SET TASK> All lines from the beginning of the listing through the line with "s.set_visible(False)" are to be copied word for word; the pictures are not.

>>>>>

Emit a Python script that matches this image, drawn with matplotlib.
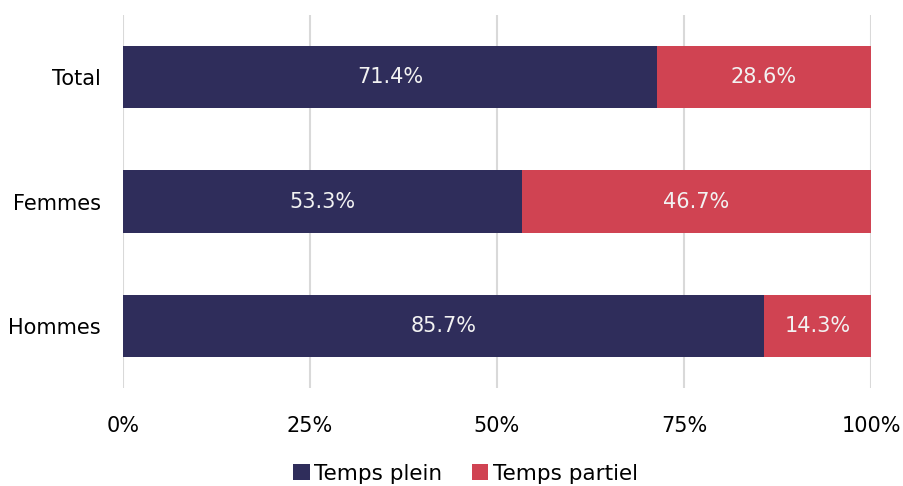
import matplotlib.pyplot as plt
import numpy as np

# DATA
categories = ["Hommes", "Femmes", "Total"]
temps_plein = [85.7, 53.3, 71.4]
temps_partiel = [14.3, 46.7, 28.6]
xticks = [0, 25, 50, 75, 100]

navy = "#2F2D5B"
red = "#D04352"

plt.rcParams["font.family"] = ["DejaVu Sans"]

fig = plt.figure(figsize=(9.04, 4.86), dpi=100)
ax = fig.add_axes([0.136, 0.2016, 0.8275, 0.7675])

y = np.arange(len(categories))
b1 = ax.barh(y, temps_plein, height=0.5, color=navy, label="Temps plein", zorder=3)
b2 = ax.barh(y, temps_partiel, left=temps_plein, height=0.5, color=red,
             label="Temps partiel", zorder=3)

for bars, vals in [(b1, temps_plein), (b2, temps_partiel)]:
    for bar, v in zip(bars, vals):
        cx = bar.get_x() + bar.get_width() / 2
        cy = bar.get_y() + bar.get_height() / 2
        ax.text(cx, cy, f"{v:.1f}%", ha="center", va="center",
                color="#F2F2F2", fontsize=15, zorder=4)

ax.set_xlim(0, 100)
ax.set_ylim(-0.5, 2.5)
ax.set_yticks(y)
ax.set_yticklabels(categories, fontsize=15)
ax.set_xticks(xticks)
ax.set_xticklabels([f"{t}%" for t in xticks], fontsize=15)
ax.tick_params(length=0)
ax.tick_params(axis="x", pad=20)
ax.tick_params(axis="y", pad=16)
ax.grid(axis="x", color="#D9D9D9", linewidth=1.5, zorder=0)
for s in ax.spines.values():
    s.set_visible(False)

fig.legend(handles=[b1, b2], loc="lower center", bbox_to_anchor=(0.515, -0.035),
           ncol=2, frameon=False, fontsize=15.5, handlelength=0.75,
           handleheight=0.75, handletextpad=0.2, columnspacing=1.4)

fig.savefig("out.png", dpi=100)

<<<<<

ANSWER TO THE TASK>
Emit a Python script that matches this image, drawn with matplotlib.
import matplotlib.pyplot as plt
import numpy as np

# DATA
categories = ["Hommes", "Femmes", "Total"]
temps_plein = [85.7, 53.3, 71.4]
temps_partiel = [14.3, 46.7, 28.6]
xticks = [0, 25, 50, 75, 100]

navy = "#2F2D5B"
red = "#D04352"

plt.rcParams["font.family"] = ["DejaVu Sans"]

fig = plt.figure(figsize=(9.04, 4.86), dpi=100)
ax = fig.add_axes([0.136, 0.2016, 0.8275, 0.7675])

y = np.arange(len(categories))
b1 = ax.barh(y, temps_plein, height=0.5, color=navy, label="Temps plein", zorder=3)
b2 = ax.barh(y, temps_partiel, left=temps_plein, height=0.5, color=red,
             label="Temps partiel", zorder=3)

for bars, vals in [(b1, temps_plein), (b2, temps_partiel)]:
    for bar, v in zip(bars, vals):
        cx = bar.get_x() + bar.get_width() / 2
        cy = bar.get_y() + bar.get_height() / 2
        ax.text(cx, cy, f"{v:.1f}%", ha="center", va="center",
                color="#F2F2F2", fontsize=15, zorder=4)

ax.set_xlim(0, 100)
ax.set_ylim(-0.5, 2.5)
ax.set_yticks(y)
ax.set_yticklabels(categories, fontsize=15)
ax.set_xticks(xticks)
ax.set_xticklabels([f"{t}%" for t in xticks], fontsize=15)
ax.tick_params(length=0)
ax.tick_params(axis="x", pad=20)
ax.tick_params(axis="y", pad=16)
ax.grid(axis="x", color="#D9D9D9", linewidth=1.5, zorder=0)
for s in ax.spines.values():
    s.set_visible(False)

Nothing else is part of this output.